Getting caught snacking by the glockenspiels was the luckiest break
Choosing choir practice over detention instilled Christine Manby with a lifelong love of singing and all the health benefits that come with it
What’s your favourite Christmas song? What gets you singing along? Are you a traditionalist, going with a carol like “Once in Royal David’s City” or “Ding Dong Merrily on High”? Or are you the type of sociopath who plays “Mistletoe and Wine” on a loop from 3 November? It’s fair to say that I am not in the least bit musical (though I do hate that Carey cover with a passion). When, after three years of weekly torture, I was allowed to give up lessons, my piano teacher told me: “You’ve not done badly for someone with no musical talent whatsoever.”
Needless to say, having heard that I didn’t expect to be sought out for the school choir. But that’s exactly what happened after I was caught in the music cupboard among the glockenspiels with a bottle of pop and a packet of crisps when I should have been in French. The music teacher offered me a stark choice: detention or choir? I chose choir, accepting that my lunchtimes were no longer my own in either case. At least I wouldn’t also be grounded by Mum and Dad.

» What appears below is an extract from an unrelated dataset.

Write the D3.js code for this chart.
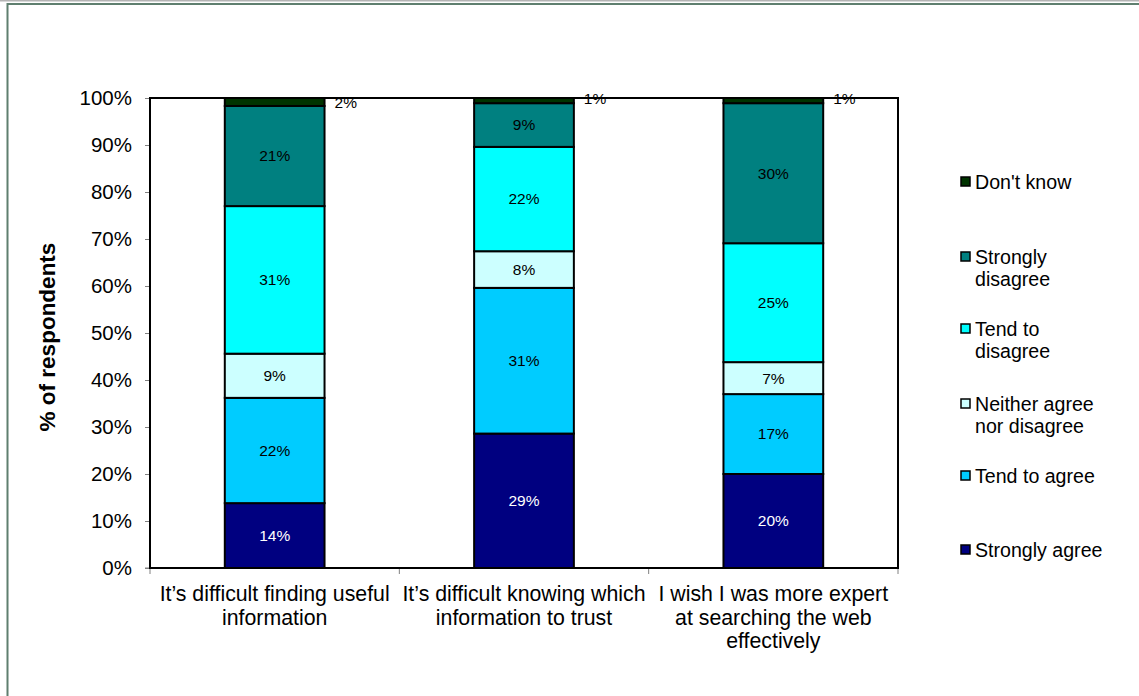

I rocked up to my first choir practice a couple of days later full of seething resentment. My place in the school hierarchy was complicated. I was academic enough to be labelled a geek. I was socially aware enough to know that to avoid the tribulations that came with being a geek, I needed to ally myself with the mean girls (mostly by doing their homework). Being in the choir did not fit the image I was after. I took a chair at the back and resolved to mumble every note. I found it hard to believe that there were people in that room who had actively decided to be there.